◆ REQUIREMENTS
Select from the data all lines with the word "chart".
___ MATERIAL SHOWN ___
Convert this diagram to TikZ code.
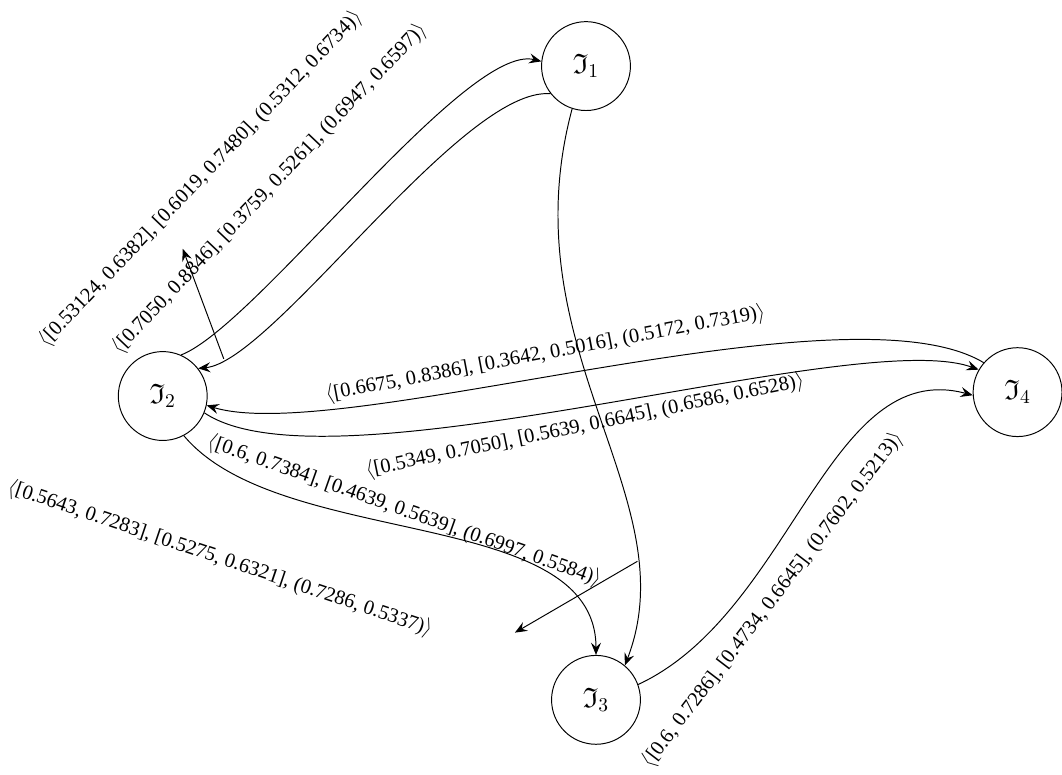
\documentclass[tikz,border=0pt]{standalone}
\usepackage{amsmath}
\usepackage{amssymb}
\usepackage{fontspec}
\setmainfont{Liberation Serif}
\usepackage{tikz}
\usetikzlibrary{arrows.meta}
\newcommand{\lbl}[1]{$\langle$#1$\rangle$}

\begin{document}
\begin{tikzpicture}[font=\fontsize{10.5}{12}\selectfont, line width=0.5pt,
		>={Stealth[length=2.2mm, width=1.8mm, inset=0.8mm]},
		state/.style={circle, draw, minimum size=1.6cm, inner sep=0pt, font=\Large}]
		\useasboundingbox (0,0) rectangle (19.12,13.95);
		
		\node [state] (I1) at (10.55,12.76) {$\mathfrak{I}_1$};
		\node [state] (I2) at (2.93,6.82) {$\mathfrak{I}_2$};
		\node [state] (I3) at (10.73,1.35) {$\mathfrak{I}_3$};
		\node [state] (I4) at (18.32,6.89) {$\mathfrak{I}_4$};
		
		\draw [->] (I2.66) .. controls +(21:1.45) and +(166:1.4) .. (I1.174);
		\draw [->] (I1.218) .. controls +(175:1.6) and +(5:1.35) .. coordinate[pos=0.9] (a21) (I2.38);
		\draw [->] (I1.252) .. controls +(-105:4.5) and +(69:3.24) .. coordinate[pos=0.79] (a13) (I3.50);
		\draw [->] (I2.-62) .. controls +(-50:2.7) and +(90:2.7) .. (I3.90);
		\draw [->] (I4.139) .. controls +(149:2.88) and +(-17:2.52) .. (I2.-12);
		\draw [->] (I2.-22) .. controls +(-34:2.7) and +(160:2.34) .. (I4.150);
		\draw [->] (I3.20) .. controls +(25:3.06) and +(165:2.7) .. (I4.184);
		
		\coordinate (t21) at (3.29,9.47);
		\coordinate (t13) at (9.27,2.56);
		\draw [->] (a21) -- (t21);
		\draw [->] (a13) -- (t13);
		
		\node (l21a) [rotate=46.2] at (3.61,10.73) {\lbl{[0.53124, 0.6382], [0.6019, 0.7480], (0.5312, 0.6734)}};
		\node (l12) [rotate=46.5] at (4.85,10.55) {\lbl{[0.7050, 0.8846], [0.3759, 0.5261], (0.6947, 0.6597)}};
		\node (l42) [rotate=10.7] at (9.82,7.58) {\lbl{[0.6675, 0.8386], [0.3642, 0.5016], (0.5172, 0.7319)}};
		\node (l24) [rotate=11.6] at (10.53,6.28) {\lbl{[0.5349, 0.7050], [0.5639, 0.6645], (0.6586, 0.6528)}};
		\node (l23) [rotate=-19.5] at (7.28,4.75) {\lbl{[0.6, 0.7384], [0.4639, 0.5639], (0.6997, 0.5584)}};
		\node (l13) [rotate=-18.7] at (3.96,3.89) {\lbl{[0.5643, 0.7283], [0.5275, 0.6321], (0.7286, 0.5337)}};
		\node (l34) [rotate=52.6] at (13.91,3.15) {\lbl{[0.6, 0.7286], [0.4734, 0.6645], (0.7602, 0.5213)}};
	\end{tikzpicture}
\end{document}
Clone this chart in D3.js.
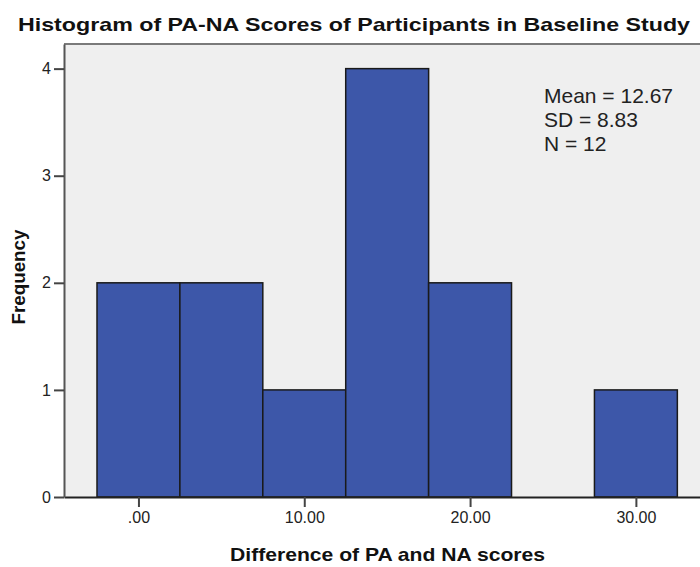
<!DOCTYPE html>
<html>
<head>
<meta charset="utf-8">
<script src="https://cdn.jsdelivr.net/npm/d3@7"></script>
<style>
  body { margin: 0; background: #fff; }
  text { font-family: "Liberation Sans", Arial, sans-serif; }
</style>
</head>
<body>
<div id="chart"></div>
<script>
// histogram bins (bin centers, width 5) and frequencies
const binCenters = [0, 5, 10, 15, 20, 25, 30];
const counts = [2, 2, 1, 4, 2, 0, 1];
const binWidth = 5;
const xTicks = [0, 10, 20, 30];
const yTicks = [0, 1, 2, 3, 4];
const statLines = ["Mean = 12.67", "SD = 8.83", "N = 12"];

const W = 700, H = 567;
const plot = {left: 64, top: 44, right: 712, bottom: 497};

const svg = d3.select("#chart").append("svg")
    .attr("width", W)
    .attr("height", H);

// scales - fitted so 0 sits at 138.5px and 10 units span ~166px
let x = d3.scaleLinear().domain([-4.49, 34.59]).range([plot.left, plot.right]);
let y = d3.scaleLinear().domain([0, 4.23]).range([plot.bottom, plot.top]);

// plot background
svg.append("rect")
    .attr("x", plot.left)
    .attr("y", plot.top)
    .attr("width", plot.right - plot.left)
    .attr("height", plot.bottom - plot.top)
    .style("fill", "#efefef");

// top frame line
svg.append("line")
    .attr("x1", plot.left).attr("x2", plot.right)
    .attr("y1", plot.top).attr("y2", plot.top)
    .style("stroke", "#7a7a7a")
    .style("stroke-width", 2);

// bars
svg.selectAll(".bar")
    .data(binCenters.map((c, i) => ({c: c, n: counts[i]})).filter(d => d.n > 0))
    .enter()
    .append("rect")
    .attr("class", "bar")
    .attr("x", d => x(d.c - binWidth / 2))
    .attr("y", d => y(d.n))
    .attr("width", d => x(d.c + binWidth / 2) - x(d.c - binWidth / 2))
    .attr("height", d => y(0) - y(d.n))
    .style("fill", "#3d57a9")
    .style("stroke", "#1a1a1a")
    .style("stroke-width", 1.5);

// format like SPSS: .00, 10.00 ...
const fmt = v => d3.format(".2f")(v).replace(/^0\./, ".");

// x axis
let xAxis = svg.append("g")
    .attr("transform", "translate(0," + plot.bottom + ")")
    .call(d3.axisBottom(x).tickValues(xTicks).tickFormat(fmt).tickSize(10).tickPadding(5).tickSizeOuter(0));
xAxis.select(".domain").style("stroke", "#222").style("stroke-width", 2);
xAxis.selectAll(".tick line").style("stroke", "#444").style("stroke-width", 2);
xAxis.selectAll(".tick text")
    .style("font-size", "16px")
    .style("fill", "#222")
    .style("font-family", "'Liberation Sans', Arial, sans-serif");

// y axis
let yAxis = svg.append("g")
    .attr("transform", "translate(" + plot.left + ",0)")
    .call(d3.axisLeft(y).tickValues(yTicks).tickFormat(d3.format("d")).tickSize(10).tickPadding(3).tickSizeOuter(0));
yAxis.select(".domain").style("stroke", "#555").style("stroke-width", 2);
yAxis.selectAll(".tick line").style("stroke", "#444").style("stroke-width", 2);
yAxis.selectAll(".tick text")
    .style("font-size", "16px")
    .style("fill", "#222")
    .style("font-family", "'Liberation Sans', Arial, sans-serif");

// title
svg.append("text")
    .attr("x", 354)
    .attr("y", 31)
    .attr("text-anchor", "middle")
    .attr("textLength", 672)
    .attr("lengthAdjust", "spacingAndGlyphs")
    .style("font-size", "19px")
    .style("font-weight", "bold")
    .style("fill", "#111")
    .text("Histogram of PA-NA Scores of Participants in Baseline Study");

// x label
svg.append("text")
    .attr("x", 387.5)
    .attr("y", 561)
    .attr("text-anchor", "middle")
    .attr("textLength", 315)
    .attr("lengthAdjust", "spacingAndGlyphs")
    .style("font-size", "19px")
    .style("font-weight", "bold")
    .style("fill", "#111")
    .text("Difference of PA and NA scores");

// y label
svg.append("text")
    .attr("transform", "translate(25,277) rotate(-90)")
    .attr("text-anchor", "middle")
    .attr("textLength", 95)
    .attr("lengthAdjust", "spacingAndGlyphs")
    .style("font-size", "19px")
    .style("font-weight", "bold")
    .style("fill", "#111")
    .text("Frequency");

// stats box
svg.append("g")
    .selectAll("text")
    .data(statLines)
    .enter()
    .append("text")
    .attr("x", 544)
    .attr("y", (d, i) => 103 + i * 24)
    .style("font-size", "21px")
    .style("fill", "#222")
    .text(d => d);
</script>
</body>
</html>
___
◆ ANSWER
Clone this chart in D3.js.
<div id="chart"></div>
const svg = d3.select("#chart").append("svg")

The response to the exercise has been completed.